_DIRECTIONS FOR THIS TASK:_
Report the count of lines below in which the string "matplotlib" occurs; include nothing else.
— START PROVIDED DATA —
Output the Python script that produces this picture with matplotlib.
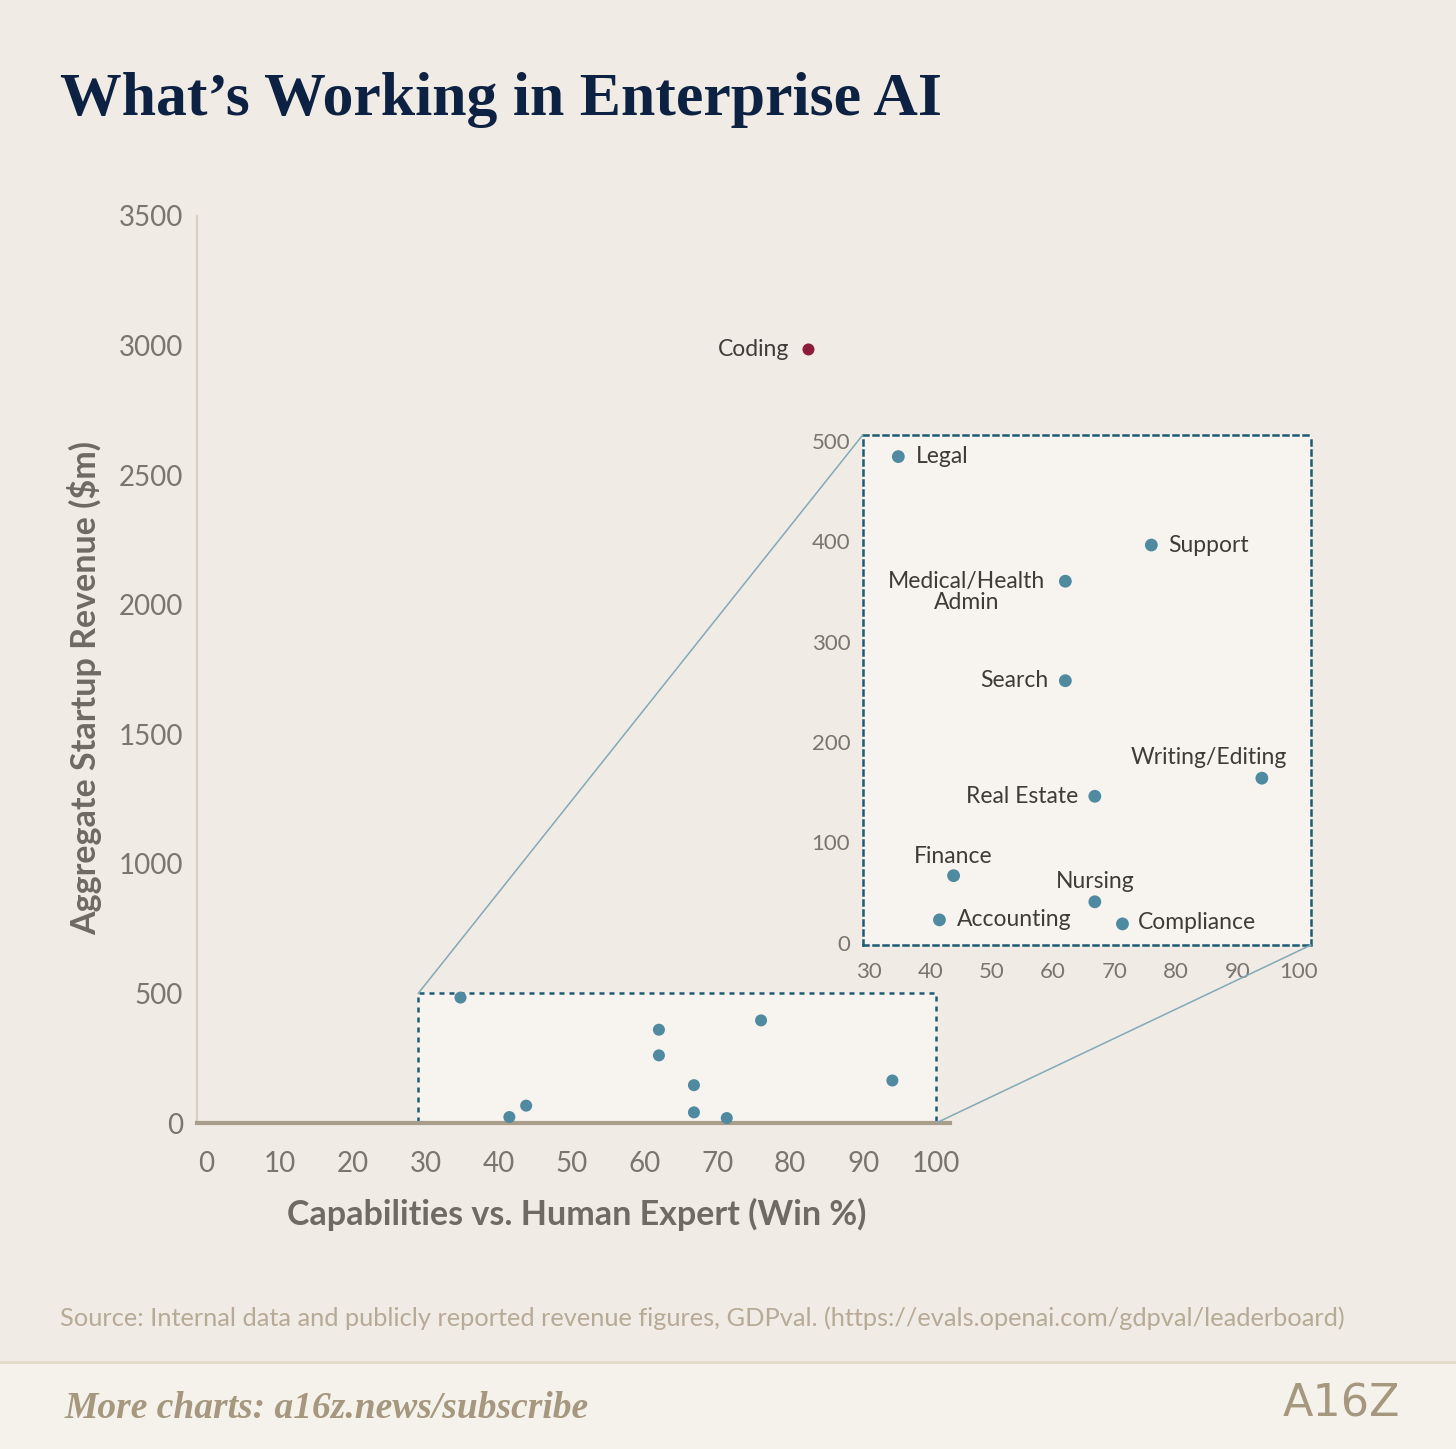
import matplotlib
matplotlib.use("Agg")
import matplotlib.pyplot as plt
from matplotlib.patches import Rectangle, ConnectionPatch

# data
sectors = ["Legal", "Support", "Medical/Health\nAdmin", "Search", "Writing/Editing",
           "Real Estate", "Finance", "Nursing", "Accounting", "Compliance"]
win_pct = [34.8, 76.0, 62.0, 62.0, 94.0, 66.8, 43.8, 66.8, 41.5, 71.3]
revenue = [484, 396, 360, 261, 164, 146, 67, 41, 23, 19]
coding_win = 82.5
coding_rev = 2985

main_xticks = [0, 10, 20, 30, 40, 50, 60, 70, 80, 90, 100]
main_yticks = [0, 500, 1000, 1500, 2000, 2500, 3000, 3500]
inset_xticks = [30, 40, 50, 60, 70, 80, 90, 100]
inset_yticks = [0, 100, 200, 300, 400, 500]

# label placement (pixel offsets from the point, alignment)
label_pos = {
    "Legal": (18, 0, "left", "center"),
    "Support": (17, 0, "left", "center"),
    "Medical/Health\nAdmin": (-20, -11, "right", "center"),
    "Search": (-17, 0, "right", "center"),
    "Writing/Editing": (25, 21, "right", "center"),
    "Real Estate": (-17, 0, "right", "center"),
    "Finance": (0, 19, "center", "center"),
    "Nursing": (0, 20, "center", "center"),
    "Accounting": (17, 0, "left", "center"),
    "Compliance": (15, 1, "left", "center"),
}

BG = "#f0ebe4"
INSET_BG = "#f7f3ee"
DOT = "#4f8aa0"
CODING = "#8c1c3a"
TICK = "#7a756e"
LABEL = "#3f3b37"
BOX = "#1d5a74"

plt.rcParams["font.family"] = ["Lato", "DejaVu Sans"]

fig = plt.figure(figsize=(14.56, 14.49), dpi=100, facecolor=BG)

# ---- main axes ----
ax = fig.add_axes([197 / 1456, 326 / 1449, 753 / 1456, 907 / 1449])
ax.set_facecolor(BG)
ax.set_xlim(-1.32, 101.9)
ax.set_ylim(0, 3500)
for s in ["top", "right"]:
    ax.spines[s].set_visible(False)
ax.spines["left"].set_color("#d9d1bf")
ax.spines["left"].set_linewidth(1.5)
ax.spines["bottom"].set_color("#a99d8b")
ax.spines["bottom"].set_linewidth(3)
ax.set_xticks(main_xticks)
ax.set_yticks(main_yticks)
ax.tick_params(length=0, labelsize=20, labelcolor=TICK)
ax.tick_params(axis="x", pad=20)
ax.tick_params(axis="y", pad=10)

ax.add_patch(Rectangle((29, 0), 71, 500, facecolor=INSET_BG, edgecolor=BOX,
                       linewidth=1.8, linestyle=(0, (2, 2)), zorder=2, clip_on=False))
ax.scatter(win_pct, revenue, s=75, color=DOT, edgecolor="none", zorder=3, clip_on=False)
ax.scatter([coding_win], [coding_rev], s=75, color=CODING, edgecolor="none", zorder=3)
ax.annotate("Coding", (coding_win, coding_rev), xytext=(-19, 0), textcoords="offset pixels",
            ha="right", va="center", fontsize=16.5, color=LABEL)

# ---- inset ----
ins = fig.add_axes([862.7 / 1456, (1449 - 945) / 1449, 448.3 / 1456, 510 / 1449])
ins.set_facecolor(INSET_BG)
ins.set_xlim(29, 102)
ins.set_ylim(-2, 505.5)
for s in ins.spines.values():
    s.set_color(BOX)
    s.set_linewidth(1.8)
    s.set_linestyle((0, (2, 2)))
ins.set_xticks(inset_xticks)
ins.set_yticks(inset_yticks)
ins.tick_params(length=0, labelsize=16, labelcolor=TICK)
ins.tick_params(axis="x", pad=12)
ins.tick_params(axis="y", pad=9)
ins.scatter(win_pct, revenue, s=85, color=DOT, edgecolor="none", zorder=3)
for name, x, y in zip(sectors, win_pct, revenue):
    dx, dy, ha, va = label_pos[name]
    ins.annotate(name, (x, y), xytext=(dx, dy), textcoords="offset pixels",
                 ha=ha, va=va, fontsize=16.5, color=LABEL, multialignment="center",
                 linespacing=1.0)

# zoom connector lines
for xa, ya, xb, yb in [(29, 500, 0, 1), (100, 0, 1, 0)]:
    con = ConnectionPatch(xyA=(xa, ya), coordsA=ax.transData, xyB=(xb, yb),
                          coordsB=ins.transAxes, color="#83a9b8", linewidth=1.1, zorder=1)
    fig.add_artist(con)

# ---- texts ----
fig.text(60 / 1456, 1 - 100 / 1449, "What’s Working in Enterprise AI",
         family=["Liberation Serif", "DejaVu Serif"], fontweight="bold",
         fontsize=44.5, color="#0d2242", ha="left", va="center")
fig.text(577 / 1456, 1 - 1214 / 1449, "Capabilities vs. Human Expert (Win %)",
         fontsize=24.5, fontweight="bold", color="#6e6a64", ha="center", va="center")
fig.text(85 / 1456, 1 - 688 / 1449, "Aggregate Startup Revenue ($m)", rotation=90,
         fontsize=24.5, fontweight="bold", color="#6e6a64", ha="center", va="center")
fig.text(60 / 1456, 1 - 1318 / 1449,
         "Source: Internal data and publicly reported revenue figures, GDPval. "
         "(https://evals.openai.com/gdpval/leaderboard)",
         fontsize=18.3, color="#b7aa96", ha="left", va="center")

# footer band
fig.add_artist(Rectangle((0, 0), 1, (1449 - 1362) / 1449, transform=fig.transFigure,
                         facecolor="#f5f2ec", edgecolor="none", zorder=0))
fig.add_artist(Rectangle((0, (1449 - 1364) / 1449), 1, 3 / 1449, transform=fig.transFigure,
                         facecolor="#e2dacb", edgecolor="none", zorder=0))
fig.text(65 / 1456, 1 - 1409 / 1449, "More charts: a16z.news/subscribe",
         family=["Liberation Serif", "DejaVu Serif"], fontstyle="italic", fontweight="bold",
         fontsize=27, color="#a6977f", ha="left", va="center")
fig.text(1400 / 1456, 1 - 1404 / 1449, "A16Z",
         family=["Liberation Sans Narrow", "DejaVu Sans"], fontsize=32,
         color="#a6977f", ha="right", va="center")

fig.savefig("out.png", dpi=100, facecolor=BG)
— END PROVIDED DATA —
_CORRECT OUTPUT:_
5